## What to do
Using the data beneath this instruction, retype only the lines from the one that contains "Give me the Altair source for this chart." down to the one that contains "import pandas as pd", both included, exactly as they appear.
++++++
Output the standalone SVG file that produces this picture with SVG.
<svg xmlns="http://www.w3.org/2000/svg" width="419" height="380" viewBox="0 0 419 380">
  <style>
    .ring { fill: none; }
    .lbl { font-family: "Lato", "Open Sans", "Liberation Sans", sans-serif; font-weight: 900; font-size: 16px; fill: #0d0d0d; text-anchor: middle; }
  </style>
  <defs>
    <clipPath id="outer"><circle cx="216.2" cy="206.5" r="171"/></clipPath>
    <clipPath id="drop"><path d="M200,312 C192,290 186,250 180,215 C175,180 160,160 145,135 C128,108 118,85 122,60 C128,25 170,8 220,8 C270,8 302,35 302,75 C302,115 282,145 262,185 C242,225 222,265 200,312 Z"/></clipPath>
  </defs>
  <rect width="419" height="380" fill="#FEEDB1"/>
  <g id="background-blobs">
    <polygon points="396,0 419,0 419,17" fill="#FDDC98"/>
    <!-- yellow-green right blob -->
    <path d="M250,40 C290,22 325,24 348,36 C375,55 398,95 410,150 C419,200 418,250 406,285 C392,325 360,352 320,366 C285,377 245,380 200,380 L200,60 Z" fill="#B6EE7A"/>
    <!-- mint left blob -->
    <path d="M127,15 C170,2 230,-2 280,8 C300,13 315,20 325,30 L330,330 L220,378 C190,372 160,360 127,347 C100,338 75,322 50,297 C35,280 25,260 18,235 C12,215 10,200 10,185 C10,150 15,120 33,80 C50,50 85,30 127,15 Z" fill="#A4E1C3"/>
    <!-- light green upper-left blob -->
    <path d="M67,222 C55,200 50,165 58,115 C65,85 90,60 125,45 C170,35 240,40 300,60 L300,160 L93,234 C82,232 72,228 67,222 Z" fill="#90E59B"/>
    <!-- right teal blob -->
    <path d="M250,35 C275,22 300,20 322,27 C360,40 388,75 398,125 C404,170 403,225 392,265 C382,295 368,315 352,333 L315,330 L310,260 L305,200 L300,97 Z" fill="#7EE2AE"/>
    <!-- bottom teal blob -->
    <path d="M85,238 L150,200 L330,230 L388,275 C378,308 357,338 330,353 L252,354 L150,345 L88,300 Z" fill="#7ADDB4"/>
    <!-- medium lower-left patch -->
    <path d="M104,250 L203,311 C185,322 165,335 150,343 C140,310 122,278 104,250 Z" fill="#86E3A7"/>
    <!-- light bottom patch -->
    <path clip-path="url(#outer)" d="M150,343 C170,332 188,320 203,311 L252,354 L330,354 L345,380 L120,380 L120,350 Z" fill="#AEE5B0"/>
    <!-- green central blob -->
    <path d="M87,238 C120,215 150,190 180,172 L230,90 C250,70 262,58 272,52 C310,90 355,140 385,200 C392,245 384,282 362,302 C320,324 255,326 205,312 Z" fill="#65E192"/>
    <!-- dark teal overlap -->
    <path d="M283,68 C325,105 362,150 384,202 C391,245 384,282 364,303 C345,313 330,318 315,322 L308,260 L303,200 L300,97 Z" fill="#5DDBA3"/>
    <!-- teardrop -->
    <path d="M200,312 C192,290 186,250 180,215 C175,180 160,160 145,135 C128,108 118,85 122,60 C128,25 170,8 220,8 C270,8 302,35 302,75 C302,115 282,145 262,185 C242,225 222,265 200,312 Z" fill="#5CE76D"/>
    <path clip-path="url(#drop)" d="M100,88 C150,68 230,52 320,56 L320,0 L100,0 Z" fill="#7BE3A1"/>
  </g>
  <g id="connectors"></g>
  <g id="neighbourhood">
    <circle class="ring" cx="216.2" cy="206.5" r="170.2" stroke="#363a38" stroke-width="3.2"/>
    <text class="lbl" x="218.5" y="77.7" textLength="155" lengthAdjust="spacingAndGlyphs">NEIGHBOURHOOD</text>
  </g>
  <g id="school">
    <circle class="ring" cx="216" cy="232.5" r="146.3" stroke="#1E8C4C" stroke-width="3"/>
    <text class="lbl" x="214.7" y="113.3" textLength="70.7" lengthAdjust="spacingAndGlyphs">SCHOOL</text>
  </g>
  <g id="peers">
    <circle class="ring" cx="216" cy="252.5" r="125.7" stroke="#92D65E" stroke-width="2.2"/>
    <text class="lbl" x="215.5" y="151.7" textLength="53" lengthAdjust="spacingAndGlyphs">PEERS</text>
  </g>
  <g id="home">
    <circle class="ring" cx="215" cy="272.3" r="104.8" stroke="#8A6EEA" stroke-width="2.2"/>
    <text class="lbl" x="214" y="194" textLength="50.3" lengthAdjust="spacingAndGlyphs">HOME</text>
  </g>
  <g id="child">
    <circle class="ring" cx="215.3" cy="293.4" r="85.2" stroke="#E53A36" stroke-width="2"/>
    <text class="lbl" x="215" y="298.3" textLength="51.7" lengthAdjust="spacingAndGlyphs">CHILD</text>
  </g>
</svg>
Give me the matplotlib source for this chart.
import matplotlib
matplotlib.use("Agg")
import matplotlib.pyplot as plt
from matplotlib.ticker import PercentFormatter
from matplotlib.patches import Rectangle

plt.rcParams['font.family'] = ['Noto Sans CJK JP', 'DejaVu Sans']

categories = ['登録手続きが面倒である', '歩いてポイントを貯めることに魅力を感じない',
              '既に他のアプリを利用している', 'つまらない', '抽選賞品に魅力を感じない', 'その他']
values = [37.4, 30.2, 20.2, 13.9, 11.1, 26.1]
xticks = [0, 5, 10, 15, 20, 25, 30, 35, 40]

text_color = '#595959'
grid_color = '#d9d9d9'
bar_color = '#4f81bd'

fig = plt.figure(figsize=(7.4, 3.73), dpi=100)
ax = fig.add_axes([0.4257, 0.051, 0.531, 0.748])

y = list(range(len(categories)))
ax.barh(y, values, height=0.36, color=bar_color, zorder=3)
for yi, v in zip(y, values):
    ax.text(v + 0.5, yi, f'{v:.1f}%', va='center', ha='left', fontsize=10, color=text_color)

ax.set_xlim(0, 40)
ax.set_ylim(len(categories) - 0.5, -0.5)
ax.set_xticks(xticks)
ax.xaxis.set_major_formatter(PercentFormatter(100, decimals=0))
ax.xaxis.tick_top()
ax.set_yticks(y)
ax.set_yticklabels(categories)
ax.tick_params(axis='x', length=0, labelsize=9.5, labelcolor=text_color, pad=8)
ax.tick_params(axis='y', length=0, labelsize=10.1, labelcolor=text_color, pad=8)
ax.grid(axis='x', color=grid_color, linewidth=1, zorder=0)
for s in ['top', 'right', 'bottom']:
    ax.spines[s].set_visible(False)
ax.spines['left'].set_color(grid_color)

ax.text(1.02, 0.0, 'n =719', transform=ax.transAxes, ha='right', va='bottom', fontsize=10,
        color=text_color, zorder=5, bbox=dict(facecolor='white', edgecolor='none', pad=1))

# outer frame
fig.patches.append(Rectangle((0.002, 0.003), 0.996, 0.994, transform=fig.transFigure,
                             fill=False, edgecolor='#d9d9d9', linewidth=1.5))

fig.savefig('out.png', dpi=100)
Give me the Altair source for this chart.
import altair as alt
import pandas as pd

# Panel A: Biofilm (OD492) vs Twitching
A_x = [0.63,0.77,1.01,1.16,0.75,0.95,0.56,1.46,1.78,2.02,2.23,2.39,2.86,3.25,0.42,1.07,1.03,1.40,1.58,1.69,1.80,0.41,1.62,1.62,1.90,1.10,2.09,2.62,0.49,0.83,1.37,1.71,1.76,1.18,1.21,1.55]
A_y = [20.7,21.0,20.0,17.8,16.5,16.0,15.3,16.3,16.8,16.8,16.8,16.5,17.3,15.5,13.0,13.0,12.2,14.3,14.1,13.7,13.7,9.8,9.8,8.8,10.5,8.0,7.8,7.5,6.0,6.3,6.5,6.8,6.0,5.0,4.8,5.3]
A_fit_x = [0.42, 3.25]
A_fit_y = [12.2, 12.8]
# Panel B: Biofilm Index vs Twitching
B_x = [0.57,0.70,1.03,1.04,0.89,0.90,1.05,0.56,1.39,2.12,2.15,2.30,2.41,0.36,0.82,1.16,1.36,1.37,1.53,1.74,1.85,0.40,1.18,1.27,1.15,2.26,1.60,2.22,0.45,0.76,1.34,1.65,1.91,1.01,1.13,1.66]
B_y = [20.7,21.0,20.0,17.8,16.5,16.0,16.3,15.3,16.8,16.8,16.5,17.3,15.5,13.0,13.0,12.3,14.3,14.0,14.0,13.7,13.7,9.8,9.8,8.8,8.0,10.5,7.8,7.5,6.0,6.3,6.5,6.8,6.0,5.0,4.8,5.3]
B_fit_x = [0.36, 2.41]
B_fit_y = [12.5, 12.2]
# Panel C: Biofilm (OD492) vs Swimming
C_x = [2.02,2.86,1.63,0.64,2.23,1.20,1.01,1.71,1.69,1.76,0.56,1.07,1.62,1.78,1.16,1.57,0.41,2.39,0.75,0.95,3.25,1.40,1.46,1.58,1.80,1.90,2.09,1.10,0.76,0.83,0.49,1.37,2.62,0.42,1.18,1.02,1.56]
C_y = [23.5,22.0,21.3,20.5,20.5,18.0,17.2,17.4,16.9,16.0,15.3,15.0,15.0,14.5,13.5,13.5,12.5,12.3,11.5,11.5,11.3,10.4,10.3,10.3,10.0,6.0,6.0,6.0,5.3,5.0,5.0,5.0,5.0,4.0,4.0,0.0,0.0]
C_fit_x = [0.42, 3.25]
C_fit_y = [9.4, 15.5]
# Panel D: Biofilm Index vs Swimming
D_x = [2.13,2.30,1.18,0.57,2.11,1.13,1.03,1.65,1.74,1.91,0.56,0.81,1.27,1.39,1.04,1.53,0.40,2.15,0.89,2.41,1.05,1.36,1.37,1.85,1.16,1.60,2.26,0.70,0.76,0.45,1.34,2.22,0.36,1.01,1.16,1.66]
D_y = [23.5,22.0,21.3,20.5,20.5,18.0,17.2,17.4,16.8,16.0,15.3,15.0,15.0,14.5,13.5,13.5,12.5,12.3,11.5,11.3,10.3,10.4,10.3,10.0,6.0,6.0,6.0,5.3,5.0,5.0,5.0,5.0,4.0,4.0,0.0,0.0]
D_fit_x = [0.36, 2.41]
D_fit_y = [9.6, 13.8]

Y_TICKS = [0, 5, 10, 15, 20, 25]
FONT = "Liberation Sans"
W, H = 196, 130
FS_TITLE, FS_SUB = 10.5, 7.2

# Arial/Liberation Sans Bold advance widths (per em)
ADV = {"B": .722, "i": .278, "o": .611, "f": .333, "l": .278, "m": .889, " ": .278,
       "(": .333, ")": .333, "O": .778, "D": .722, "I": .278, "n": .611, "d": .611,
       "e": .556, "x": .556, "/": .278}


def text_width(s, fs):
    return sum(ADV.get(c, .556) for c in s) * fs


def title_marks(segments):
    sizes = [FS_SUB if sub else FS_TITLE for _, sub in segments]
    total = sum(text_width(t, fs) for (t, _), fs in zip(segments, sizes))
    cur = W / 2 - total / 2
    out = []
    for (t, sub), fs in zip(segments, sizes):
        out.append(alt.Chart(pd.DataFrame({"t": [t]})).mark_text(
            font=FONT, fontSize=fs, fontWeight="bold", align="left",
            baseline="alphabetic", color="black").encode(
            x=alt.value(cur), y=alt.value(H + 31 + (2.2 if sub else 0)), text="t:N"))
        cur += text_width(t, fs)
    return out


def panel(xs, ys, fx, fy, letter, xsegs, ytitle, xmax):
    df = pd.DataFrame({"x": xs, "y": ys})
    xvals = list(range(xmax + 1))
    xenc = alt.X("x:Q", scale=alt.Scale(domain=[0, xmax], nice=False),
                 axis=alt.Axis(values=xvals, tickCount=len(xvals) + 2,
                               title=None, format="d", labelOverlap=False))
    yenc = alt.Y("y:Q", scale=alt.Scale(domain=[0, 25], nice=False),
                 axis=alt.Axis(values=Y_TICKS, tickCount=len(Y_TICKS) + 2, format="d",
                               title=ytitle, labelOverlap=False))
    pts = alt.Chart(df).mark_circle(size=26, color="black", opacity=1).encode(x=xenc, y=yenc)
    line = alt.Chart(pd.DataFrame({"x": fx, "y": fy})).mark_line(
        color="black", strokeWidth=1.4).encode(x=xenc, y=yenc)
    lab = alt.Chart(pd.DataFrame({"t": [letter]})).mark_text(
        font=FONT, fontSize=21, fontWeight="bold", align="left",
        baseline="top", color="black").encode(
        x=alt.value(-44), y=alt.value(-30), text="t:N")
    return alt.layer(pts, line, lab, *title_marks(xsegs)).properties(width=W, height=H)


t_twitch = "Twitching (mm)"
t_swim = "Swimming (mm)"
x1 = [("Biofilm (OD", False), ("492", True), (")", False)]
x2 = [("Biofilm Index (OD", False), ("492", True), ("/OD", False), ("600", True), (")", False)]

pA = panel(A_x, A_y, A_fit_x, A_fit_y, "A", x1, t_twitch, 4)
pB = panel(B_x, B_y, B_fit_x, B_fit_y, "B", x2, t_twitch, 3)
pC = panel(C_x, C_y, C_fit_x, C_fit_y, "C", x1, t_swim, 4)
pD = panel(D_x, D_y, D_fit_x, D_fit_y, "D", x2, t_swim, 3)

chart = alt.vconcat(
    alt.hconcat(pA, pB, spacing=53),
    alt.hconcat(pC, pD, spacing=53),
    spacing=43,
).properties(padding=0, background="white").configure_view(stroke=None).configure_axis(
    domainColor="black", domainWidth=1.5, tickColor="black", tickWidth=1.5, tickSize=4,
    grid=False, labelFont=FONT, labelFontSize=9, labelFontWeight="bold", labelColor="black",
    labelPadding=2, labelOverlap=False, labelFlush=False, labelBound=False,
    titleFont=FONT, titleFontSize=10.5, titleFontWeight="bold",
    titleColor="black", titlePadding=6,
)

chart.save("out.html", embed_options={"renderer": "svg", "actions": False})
++++++
## Solution for this exercise
Give me the Altair source for this chart.
import altair as alt
import pandas as pd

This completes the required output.